Joe and Mac Caveman Ninja Gameplay
From the very first thwack of the club, you remember why you keep coming back. Joe & Mac doesn’t overthink—it sets the beat. The ground rumbles, a snickering troglodyte bursts from the brush, coconuts drop from above, and the timer—like a dripping torch—nudges you not to linger. This prehistoric dino platformer is all feel: the jump is springy, the swing is satisfyingly blunt, and every pixel of the stage seems to beg for a running start. In Joe & Mac you don’t get ready—you’re already sprinting. And sure, the box might say Caveman Ninja; to friends, they’re the Cavemen Ninjas that made the jungle feel like half the living room back in the day.
Pace and the level’s breath
The rhythm here is pure arcade: vine to vine, across shaky ledges, under the thunder of a rockslide—and then forward again. The timer presses gently but firmly, never letting you settle. Grab a roast and feel the strength rush back: hearts tick up, and your fingers already itch for the next leap. The jungle whispers through leaves, caves fling your footsteps back in echo, icy platforms slither underfoot, and somewhere around the bend a tyrannosaur is already roaring. In Caveman Ninja, speed has its own music: quick spurts, a breath before the trap, a sudden dash as the drums kick—you feel the game guide you without ever holding your hand.
Stone Age arsenal
Hits are the language of Joe & Mac. The basic club is joyfully no-nonsense—crack, bone, gristle—nothing beats a clean downswing that plants a foe in the dirt. Then you pick up new toys: a bone boomerang arcs wide and sails back to your palm, a fireball sputters and burns a path, a stone wheel lumbers ahead, flattening everything in its lane. Each weapon rewrites your flow: with the boomerang you play the distance, with fire you control the angle, with the wheel the game becomes a chase where you want the world to bend to your lines.

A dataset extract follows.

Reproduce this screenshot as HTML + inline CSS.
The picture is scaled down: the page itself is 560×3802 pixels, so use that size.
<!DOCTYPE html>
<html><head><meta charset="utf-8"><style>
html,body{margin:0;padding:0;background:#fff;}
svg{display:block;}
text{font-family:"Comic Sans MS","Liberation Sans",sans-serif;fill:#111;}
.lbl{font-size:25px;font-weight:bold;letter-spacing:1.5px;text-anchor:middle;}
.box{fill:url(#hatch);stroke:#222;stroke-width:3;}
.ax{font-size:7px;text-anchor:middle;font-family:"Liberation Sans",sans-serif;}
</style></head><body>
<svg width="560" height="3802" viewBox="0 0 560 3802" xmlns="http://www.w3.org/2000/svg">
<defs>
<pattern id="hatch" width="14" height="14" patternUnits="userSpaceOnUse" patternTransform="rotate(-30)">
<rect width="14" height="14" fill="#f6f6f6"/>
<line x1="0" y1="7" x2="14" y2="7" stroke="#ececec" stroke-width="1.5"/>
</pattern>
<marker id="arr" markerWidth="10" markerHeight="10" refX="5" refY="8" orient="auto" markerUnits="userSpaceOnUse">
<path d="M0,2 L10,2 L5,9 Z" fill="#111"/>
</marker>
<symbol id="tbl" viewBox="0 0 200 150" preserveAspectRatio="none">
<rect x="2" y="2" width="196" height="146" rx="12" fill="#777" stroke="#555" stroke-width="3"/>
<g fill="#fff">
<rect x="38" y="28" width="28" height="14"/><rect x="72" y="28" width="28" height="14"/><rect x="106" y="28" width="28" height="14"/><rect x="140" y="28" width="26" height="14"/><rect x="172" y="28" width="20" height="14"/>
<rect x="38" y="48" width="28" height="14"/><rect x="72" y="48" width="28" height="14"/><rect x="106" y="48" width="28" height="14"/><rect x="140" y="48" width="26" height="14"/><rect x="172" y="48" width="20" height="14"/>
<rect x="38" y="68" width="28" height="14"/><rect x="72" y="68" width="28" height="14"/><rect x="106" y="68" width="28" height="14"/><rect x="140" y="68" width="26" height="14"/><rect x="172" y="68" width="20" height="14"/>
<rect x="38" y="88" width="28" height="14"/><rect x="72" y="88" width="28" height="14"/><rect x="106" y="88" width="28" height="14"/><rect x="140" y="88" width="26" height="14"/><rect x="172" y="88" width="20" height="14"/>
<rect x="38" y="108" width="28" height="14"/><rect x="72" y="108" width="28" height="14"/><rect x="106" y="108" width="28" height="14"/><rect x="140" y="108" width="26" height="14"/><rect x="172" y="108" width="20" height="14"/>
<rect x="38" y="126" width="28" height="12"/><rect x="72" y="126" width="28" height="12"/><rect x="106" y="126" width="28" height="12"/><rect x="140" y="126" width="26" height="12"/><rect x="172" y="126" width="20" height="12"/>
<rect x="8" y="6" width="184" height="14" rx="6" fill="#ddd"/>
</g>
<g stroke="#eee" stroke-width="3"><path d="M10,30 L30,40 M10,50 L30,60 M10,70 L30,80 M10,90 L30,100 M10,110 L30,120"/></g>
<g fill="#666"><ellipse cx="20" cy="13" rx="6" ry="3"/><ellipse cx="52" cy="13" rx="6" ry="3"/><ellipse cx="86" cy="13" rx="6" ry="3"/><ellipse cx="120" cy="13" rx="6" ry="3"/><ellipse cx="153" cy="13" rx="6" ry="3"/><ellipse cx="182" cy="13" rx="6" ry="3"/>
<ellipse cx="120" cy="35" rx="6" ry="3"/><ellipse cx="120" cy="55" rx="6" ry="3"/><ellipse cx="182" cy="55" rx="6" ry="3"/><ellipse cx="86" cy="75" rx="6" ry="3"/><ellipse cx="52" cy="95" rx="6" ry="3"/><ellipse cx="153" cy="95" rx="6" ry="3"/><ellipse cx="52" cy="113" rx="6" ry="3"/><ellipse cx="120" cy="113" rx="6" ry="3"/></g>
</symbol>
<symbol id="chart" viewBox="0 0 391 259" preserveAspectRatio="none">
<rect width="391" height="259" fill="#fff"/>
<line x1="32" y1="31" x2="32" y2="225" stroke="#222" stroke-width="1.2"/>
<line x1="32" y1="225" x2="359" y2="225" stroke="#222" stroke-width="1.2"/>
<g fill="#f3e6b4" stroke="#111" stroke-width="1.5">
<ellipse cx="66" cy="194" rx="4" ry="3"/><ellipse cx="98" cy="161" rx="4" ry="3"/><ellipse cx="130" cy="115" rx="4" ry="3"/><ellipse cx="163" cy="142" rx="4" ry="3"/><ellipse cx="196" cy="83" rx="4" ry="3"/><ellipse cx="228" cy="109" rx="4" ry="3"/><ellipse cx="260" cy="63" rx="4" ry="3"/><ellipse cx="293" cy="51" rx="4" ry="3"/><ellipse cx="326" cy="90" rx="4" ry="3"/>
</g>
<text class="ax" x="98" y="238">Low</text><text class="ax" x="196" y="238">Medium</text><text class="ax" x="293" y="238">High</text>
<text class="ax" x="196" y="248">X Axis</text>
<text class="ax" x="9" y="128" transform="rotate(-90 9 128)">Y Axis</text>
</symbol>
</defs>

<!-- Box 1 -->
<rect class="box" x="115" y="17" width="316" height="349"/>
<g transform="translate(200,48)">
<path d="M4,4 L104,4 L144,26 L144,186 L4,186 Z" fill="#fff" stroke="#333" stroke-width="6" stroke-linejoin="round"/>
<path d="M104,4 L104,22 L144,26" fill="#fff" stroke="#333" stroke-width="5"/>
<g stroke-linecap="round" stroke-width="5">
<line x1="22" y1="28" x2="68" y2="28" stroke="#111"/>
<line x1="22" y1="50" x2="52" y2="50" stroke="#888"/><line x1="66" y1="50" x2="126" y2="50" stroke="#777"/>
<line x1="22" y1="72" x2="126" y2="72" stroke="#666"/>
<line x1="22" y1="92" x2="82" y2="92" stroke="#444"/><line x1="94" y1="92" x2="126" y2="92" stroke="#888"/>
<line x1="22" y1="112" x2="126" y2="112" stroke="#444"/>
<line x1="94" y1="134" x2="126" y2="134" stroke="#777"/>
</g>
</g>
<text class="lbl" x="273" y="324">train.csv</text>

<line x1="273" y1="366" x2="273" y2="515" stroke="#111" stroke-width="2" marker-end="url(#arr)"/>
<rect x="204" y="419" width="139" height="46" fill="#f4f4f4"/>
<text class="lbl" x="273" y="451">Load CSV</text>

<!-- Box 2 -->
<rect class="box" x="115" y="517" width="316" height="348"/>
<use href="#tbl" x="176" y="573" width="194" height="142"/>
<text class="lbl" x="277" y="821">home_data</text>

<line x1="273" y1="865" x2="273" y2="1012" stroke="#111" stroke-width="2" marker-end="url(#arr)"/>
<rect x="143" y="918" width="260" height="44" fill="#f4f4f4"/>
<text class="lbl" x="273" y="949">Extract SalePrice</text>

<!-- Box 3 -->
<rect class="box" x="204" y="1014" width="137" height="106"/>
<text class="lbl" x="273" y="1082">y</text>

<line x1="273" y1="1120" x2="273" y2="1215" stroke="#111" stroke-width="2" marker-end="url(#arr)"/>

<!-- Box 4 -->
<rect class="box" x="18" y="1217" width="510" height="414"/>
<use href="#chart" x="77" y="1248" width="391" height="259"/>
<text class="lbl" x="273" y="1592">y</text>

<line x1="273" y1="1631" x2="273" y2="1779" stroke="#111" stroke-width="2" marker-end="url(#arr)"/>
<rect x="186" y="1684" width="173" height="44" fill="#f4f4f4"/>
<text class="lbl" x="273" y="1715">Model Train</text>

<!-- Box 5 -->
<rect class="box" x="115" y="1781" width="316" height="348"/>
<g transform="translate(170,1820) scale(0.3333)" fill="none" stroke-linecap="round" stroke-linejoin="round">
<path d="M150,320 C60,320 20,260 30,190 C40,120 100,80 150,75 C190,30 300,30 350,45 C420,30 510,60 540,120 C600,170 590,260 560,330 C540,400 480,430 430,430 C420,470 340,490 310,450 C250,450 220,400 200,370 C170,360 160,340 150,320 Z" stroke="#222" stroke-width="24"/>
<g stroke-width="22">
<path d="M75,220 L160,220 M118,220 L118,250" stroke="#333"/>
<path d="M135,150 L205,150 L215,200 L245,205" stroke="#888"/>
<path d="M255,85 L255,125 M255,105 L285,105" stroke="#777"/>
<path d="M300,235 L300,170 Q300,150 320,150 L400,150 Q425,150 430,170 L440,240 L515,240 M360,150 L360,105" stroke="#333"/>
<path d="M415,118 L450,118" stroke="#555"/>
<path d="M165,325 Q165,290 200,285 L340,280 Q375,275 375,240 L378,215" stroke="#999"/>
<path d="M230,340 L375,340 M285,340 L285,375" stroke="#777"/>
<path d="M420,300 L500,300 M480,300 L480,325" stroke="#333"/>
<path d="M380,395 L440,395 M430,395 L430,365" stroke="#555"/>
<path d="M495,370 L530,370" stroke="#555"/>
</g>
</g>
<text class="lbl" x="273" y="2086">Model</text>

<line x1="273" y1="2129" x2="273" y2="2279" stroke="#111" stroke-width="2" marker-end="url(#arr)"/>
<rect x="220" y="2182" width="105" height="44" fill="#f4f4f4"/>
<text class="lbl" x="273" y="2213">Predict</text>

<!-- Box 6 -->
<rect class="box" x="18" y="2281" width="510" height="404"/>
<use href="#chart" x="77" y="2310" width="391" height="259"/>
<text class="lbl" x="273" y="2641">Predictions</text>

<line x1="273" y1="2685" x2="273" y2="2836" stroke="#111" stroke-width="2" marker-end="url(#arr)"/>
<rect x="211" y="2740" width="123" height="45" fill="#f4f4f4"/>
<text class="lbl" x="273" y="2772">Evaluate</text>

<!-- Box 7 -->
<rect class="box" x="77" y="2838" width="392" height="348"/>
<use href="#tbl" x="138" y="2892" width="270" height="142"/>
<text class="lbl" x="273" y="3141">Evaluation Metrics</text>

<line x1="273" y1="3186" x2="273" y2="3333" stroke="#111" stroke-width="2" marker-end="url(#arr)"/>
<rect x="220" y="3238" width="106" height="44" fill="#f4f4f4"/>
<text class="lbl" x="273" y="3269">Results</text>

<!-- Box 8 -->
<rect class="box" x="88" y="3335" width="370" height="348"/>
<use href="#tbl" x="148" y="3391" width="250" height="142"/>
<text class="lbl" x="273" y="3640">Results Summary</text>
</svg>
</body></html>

It’s not about damage numbers—it’s about the feel of a perfect hit. When the sprite judders and the enemy bursts into bones, you remember why this arcade action is so sticky.
Routes, forks, and boss legends
The SNES version of Joe & Mac gives you that lovely freedom where a Stone Age map fans out with branches. Take the vine-choked jungle, duck into caves behind waterfalls, or veer toward the volcano where the air crackles with heat. It’s not strategy so much as mood: pick a trail and you’re off. Each stretch leads to boss fights remembered not by names but by motion. A triceratops winds up heavy and blares, forcing you to nail your roll timing. A pterodactyl knifes down from the clouds—its attacks are heard before they’re seen, and you catch those seconds like a beat. A mammoth exhales a blizzard, turning the arena into a rink, and a tyrannosaur shoves its snout so close to the screen you can feel the heat of its breath. Every bout is a little duel of reflex and poise: a couple of deaths, you trace the pattern, and then that click—the boss’s rhythm snaps into place and suddenly it all feels predictable.
There are small delights too: hidden nooks with gear, ground that sinks to reveal bonuses, quick offshoots packed with meat and points. And of course that moment when the rescued cave girl dashes out to greet you—a light, goofy brushstroke of arcade fairy tale that made so many fall for Joe & Mac.
Two-player co-op
But Cavemen Ninjas solo and Cavemen Ninjas in co-op are two different games. Together it’s noise, ribbing, playful shoves, and tiny duels over every hunk of meat. One player sprints and drags the screen, the other reads the traps—soon you’re listening to each other the same way you listen to the level. Accidentally clipped your partner with a boomerang—you laugh; whiffed a rare drop—you bargain who gets the next one. You respawn at a checkpoint and charge back in while your buddy dances around the boss—that stuff sticks. Co-op here isn’t “easier,” it’s shared rhythm: you sync your jumps, split roles—one controls the lane from range, the other cleans up up close—and suddenly the game sings like a great arcade.
Joe & Mac also has what retro fans cherish: fair danger. A falling boulder warns with a shadow, spikes don’t argue with physics, and the fast river demands bold yet measured hops. When you biff it, your hand reaches for a rematch on instinct—the timer runs, the music urges, and you’re back in the same jungle already knowing how to do it better. That’s the classic platformer loop: you memorize the pattern, but live it fresh each time—slightly faster, slightly braver.
Call it Joe & Mac, Joe & Mac: Caveman Ninja, or simply Caveman Ninja—it’s about the joy of motion. About the moment the club lands right on the beat, the boomerang snaps back into your palm, and the boss finally drops in a burst of pixel bones. About two-player co-op where laughter matters more than score, and a prehistoric world you wanted to explore after school and never let go. No extra chatter here: just jumps, traps, duels, and the path ahead—with meat in your pocket and a grin from ear to ear.